Brief - Please give the data below again in full, exactly as it stands.

══════

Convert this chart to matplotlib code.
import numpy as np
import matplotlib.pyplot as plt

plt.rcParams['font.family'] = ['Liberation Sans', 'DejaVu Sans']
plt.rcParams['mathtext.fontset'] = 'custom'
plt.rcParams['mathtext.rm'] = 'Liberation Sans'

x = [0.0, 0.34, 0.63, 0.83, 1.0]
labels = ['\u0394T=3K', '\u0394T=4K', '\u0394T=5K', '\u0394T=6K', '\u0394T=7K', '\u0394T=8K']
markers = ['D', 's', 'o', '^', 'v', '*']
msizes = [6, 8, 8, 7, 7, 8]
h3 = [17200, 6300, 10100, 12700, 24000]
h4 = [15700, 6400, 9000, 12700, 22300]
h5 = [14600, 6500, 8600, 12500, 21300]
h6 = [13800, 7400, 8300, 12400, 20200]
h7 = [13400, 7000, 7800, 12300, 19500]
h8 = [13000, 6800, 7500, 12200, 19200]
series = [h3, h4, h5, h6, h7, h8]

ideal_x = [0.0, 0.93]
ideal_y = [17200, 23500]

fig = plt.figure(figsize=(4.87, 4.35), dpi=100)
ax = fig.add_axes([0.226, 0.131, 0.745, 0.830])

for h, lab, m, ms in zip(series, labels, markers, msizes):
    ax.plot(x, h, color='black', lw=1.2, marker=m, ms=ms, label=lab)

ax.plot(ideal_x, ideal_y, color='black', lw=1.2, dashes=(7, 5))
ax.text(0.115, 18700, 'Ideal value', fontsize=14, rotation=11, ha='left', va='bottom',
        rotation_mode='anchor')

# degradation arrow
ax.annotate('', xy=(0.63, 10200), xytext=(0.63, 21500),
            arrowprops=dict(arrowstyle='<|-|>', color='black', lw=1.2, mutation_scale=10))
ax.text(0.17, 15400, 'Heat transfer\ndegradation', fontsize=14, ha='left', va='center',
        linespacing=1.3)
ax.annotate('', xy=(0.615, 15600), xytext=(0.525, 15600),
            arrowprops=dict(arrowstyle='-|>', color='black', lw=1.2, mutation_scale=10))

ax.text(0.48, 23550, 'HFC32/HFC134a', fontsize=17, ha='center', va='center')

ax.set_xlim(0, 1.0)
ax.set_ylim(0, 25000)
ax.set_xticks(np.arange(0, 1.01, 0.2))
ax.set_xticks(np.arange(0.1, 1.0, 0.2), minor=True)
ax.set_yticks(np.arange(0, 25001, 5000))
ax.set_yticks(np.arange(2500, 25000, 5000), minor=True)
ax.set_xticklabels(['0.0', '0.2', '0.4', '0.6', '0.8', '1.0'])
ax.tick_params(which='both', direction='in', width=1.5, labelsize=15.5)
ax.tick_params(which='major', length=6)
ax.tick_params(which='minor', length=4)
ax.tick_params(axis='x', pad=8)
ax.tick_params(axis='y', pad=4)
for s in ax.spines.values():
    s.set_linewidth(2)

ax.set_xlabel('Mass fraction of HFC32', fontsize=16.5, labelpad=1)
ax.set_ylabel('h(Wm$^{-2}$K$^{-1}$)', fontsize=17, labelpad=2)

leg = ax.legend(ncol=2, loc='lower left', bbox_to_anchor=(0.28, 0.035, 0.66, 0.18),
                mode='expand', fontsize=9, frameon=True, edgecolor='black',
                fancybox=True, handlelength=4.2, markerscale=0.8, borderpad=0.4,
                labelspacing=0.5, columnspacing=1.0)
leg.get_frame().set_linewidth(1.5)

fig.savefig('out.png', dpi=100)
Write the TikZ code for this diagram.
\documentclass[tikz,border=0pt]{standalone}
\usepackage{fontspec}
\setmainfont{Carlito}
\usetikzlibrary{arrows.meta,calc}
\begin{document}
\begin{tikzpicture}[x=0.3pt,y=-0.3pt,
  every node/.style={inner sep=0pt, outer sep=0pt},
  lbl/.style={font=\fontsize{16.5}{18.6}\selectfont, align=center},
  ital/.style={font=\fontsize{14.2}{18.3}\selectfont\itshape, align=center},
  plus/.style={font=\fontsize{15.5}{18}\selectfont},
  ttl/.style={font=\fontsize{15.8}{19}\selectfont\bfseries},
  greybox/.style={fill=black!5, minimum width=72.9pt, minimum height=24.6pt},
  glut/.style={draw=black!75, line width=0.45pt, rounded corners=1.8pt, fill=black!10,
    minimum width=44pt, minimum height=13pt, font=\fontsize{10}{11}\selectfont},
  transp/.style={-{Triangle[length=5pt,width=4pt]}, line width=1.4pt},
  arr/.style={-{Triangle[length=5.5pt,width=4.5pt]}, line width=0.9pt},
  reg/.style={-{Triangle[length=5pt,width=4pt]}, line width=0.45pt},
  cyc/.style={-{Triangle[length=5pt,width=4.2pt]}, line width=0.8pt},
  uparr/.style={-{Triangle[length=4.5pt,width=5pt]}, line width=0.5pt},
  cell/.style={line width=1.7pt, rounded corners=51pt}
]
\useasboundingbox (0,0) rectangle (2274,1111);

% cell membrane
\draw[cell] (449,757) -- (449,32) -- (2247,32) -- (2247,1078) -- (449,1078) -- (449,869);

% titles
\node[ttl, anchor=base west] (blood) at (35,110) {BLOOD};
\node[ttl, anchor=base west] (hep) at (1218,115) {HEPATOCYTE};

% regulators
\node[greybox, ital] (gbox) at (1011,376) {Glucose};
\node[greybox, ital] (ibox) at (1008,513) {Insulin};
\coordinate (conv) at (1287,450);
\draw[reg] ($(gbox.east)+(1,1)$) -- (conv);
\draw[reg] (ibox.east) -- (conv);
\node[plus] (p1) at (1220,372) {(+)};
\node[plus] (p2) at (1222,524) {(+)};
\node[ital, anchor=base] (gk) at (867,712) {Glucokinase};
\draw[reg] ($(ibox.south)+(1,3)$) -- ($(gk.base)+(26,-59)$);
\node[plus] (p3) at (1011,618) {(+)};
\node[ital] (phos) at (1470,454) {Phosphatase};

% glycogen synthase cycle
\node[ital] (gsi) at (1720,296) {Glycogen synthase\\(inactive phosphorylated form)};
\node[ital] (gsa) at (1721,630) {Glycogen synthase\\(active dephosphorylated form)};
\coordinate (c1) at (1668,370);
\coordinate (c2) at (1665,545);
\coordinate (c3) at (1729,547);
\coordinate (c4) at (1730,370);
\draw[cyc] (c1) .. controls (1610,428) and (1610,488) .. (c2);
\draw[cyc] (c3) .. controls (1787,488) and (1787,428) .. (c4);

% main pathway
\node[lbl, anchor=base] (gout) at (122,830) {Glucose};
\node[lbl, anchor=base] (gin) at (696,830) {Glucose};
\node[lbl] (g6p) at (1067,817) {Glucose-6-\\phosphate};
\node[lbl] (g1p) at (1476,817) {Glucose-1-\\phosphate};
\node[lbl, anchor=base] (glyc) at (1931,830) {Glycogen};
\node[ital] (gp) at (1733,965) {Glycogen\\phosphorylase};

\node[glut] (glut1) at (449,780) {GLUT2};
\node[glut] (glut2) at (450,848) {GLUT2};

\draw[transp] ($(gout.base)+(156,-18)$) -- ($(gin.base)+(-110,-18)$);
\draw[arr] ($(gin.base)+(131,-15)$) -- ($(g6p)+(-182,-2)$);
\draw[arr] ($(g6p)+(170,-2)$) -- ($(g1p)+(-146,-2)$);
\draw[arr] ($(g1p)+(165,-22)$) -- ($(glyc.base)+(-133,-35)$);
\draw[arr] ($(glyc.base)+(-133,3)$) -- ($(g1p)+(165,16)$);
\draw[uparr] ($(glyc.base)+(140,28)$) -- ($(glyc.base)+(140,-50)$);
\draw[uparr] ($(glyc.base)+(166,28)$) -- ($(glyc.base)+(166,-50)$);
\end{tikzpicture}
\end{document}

══════

The answer -
Convert this chart to matplotlib code.
import numpy as np
import matplotlib.pyplot as plt

plt.rcParams['font.family'] = ['Liberation Sans', 'DejaVu Sans']
plt.rcParams['mathtext.fontset'] = 'custom'
plt.rcParams['mathtext.rm'] = 'Liberation Sans'

x = [0.0, 0.34, 0.63, 0.83, 1.0]
labels = ['\u0394T=3K', '\u0394T=4K', '\u0394T=5K', '\u0394T=6K', '\u0394T=7K', '\u0394T=8K']
markers = ['D', 's', 'o', '^', 'v', '*']
msizes = [6, 8, 8, 7, 7, 8]
h3 = [17200, 6300, 10100, 12700, 24000]
h4 = [15700, 6400, 9000, 12700, 22300]
h5 = [14600, 6500, 8600, 12500, 21300]
h6 = [13800, 7400, 8300, 12400, 20200]
h7 = [13400, 7000, 7800, 12300, 19500]
h8 = [13000, 6800, 7500, 12200, 19200]
series = [h3, h4, h5, h6, h7, h8]

ideal_x = [0.0, 0.93]
ideal_y = [17200, 23500]

fig = plt.figure(figsize=(4.87, 4.35), dpi=100)
ax = fig.add_axes([0.226, 0.131, 0.745, 0.830])

for h, lab, m, ms in zip(series, labels, markers, msizes):
    ax.plot(x, h, color='black', lw=1.2, marker=m, ms=ms, label=lab)

ax.plot(ideal_x, ideal_y, color='black', lw=1.2, dashes=(7, 5))
ax.text(0.115, 18700, 'Ideal value', fontsize=14, rotation=11, ha='left', va='bottom',
        rotation_mode='anchor')

# degradation arrow
ax.annotate('', xy=(0.63, 10200), xytext=(0.63, 21500),
            arrowprops=dict(arrowstyle='<|-|>', color='black', lw=1.2, mutation_scale=10))
ax.text(0.17, 15400, 'Heat transfer\ndegradation', fontsize=14, ha='left', va='center',
        linespacing=1.3)
ax.annotate('', xy=(0.615, 15600), xytext=(0.525, 15600),
            arrowprops=dict(arrowstyle='-|>', color='black', lw=1.2, mutation_scale=10))

ax.text(0.48, 23550, 'HFC32/HFC134a', fontsize=17, ha='center', va='center')

ax.set_xlim(0, 1.0)
ax.set_ylim(0, 25000)
ax.set_xticks(np.arange(0, 1.01, 0.2))
ax.set_xticks(np.arange(0.1, 1.0, 0.2), minor=True)
ax.set_yticks(np.arange(0, 25001, 5000))
ax.set_yticks(np.arange(2500, 25000, 5000), minor=True)
ax.set_xticklabels(['0.0', '0.2', '0.4', '0.6', '0.8', '1.0'])
ax.tick_params(which='both', direction='in', width=1.5, labelsize=15.5)
ax.tick_params(which='major', length=6)
ax.tick_params(which='minor', length=4)
ax.tick_params(axis='x', pad=8)
ax.tick_params(axis='y', pad=4)
for s in ax.spines.values():
    s.set_linewidth(2)

ax.set_xlabel('Mass fraction of HFC32', fontsize=16.5, labelpad=1)
ax.set_ylabel('h(Wm$^{-2}$K$^{-1}$)', fontsize=17, labelpad=2)

leg = ax.legend(ncol=2, loc='lower left', bbox_to_anchor=(0.28, 0.035, 0.66, 0.18),
                mode='expand', fontsize=9, frameon=True, edgecolor='black',
                fancybox=True, handlelength=4.2, markerscale=0.8, borderpad=0.4,
                labelspacing=0.5, columnspacing=1.0)
leg.get_frame().set_linewidth(1.5)

fig.savefig('out.png', dpi=100)
Write the TikZ code for this diagram.
\documentclass[tikz,border=0pt]{standalone}
\usepackage{fontspec}
\setmainfont{Carlito}
\usetikzlibrary{arrows.meta,calc}
\begin{document}
\begin{tikzpicture}[x=0.3pt,y=-0.3pt,
  every node/.style={inner sep=0pt, outer sep=0pt},
  lbl/.style={font=\fontsize{16.5}{18.6}\selectfont, align=center},
  ital/.style={font=\fontsize{14.2}{18.3}\selectfont\itshape, align=center},
  plus/.style={font=\fontsize{15.5}{18}\selectfont},
  ttl/.style={font=\fontsize{15.8}{19}\selectfont\bfseries},
  greybox/.style={fill=black!5, minimum width=72.9pt, minimum height=24.6pt},
  glut/.style={draw=black!75, line width=0.45pt, rounded corners=1.8pt, fill=black!10,
    minimum width=44pt, minimum height=13pt, font=\fontsize{10}{11}\selectfont},
  transp/.style={-{Triangle[length=5pt,width=4pt]}, line width=1.4pt},
  arr/.style={-{Triangle[length=5.5pt,width=4.5pt]}, line width=0.9pt},
  reg/.style={-{Triangle[length=5pt,width=4pt]}, line width=0.45pt},
  cyc/.style={-{Triangle[length=5pt,width=4.2pt]}, line width=0.8pt},
  uparr/.style={-{Triangle[length=4.5pt,width=5pt]}, line width=0.5pt},
  cell/.style={line width=1.7pt, rounded corners=51pt}
]
\useasboundingbox (0,0) rectangle (2274,1111);

% cell membrane
\draw[cell] (449,757) -- (449,32) -- (2247,32) -- (2247,1078) -- (449,1078) -- (449,869);

% titles
\node[ttl, anchor=base west] (blood) at (35,110) {BLOOD};
\node[ttl, anchor=base west] (hep) at (1218,115) {HEPATOCYTE};

% regulators
\node[greybox, ital] (gbox) at (1011,376) {Glucose};
\node[greybox, ital] (ibox) at (1008,513) {Insulin};
\coordinate (conv) at (1287,450);
\draw[reg] ($(gbox.east)+(1,1)$) -- (conv);
\draw[reg] (ibox.east) -- (conv);
\node[plus] (p1) at (1220,372) {(+)};
\node[plus] (p2) at (1222,524) {(+)};
\node[ital, anchor=base] (gk) at (867,712) {Glucokinase};
\draw[reg] ($(ibox.south)+(1,3)$) -- ($(gk.base)+(26,-59)$);
\node[plus] (p3) at (1011,618) {(+)};
\node[ital] (phos) at (1470,454) {Phosphatase};

% glycogen synthase cycle
\node[ital] (gsi) at (1720,296) {Glycogen synthase\\(inactive phosphorylated form)};
\node[ital] (gsa) at (1721,630) {Glycogen synthase\\(active dephosphorylated form)};
\coordinate (c1) at (1668,370);
\coordinate (c2) at (1665,545);
\coordinate (c3) at (1729,547);
\coordinate (c4) at (1730,370);
\draw[cyc] (c1) .. controls (1610,428) and (1610,488) .. (c2);
\draw[cyc] (c3) .. controls (1787,488) and (1787,428) .. (c4);

% main pathway
\node[lbl, anchor=base] (gout) at (122,830) {Glucose};
\node[lbl, anchor=base] (gin) at (696,830) {Glucose};
\node[lbl] (g6p) at (1067,817) {Glucose-6-\\phosphate};
\node[lbl] (g1p) at (1476,817) {Glucose-1-\\phosphate};
\node[lbl, anchor=base] (glyc) at (1931,830) {Glycogen};
\node[ital] (gp) at (1733,965) {Glycogen\\phosphorylase};

\node[glut] (glut1) at (449,780) {GLUT2};
\node[glut] (glut2) at (450,848) {GLUT2};

\draw[transp] ($(gout.base)+(156,-18)$) -- ($(gin.base)+(-110,-18)$);
\draw[arr] ($(gin.base)+(131,-15)$) -- ($(g6p)+(-182,-2)$);
\draw[arr] ($(g6p)+(170,-2)$) -- ($(g1p)+(-146,-2)$);
\draw[arr] ($(g1p)+(165,-22)$) -- ($(glyc.base)+(-133,-35)$);
\draw[arr] ($(glyc.base)+(-133,3)$) -- ($(g1p)+(165,16)$);
\draw[uparr] ($(glyc.base)+(140,28)$) -- ($(glyc.base)+(140,-50)$);
\draw[uparr] ($(glyc.base)+(166,28)$) -- ($(glyc.base)+(166,-50)$);
\end{tikzpicture}
\end{document}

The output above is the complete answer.